Für die Pflückermannschaft - 26 Deutsche, 12 Polen - bedeutet das: Tag für Tag eine 12-Stunden-Schicht auf der Maschine, sortieren des «Krautes», verpacken in riesige Pappkartons. «Es ist ein harter Job.» Einsilbig berichtet Ilona Schmid von ihrer Arbeit auf der Erntemaschine. Vier Euro pro Stunde bringt er. Das Arbeitsamt legt für die Deutschen noch einmal pro Tag bis zu 23 Euro drauf. «Eigentlich kein schlechter Verdienst», meint Molzahn. Trotzdem hat er seine Not, Erntearbeiter zu finden. Ob er noch genug Leute auftreiben kann, wenn er die Anbaufläche in den nächsten zwei Jahren auf 60 Hektar erweitern und eine neue Produktionshalle baut, weiß er nicht. «Dabei haben wir hier eine Arbeitslosenquote von 23 Prozent.»

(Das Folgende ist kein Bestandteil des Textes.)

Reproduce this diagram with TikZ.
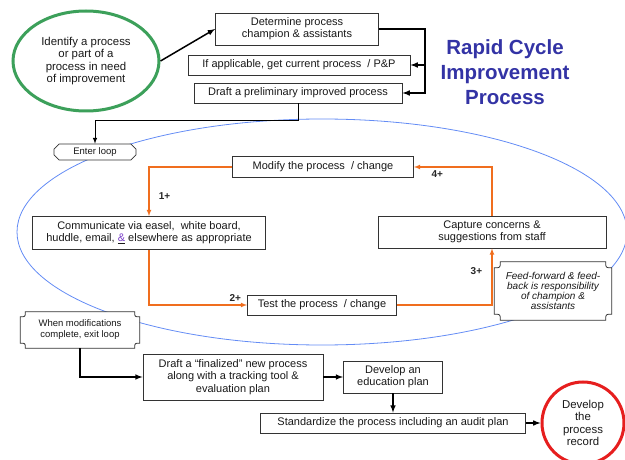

Kopfschüttelnd stapft er Richtung Trockenöfen, wo grüne Blätterbündel innerhalb von sechs Tagen bei Temperaturen zwischen 38 und 70 Grad zur goldbraunen Rohware reifen. Aus 21 Tonnen frischem Grün werden so 1,8 Tonnen schnittfertiger Ware.

Früher, und da darf getrost 300 Jahre zurückgeblättert werden, haben die Vierradener Tabakbauern in Scheunen getrocknet. Im 1000-Seelen-Ort findet sich neben einem Tabakmuseum (Breite Straße 15) noch mancher Speicher mit den typischen Holzläden unterhalb der Traufe, durch die der Wind die Blätter trocken blies. Seinerzeit wurde die Ernte mit der «Tabakköst» beendet.

Heute feiern die Vierradener «Tabakblütenfest» (in diesem Jahr vom 23. bis 25. August). Darauf freuen sich - auch wenns noch mitten in der Ernte ist - Ralf Molzahn und seine Pflückerbrigade. Und vielleicht singen sie dann doch vom Virginia, dem Tabak aus der Uckermark.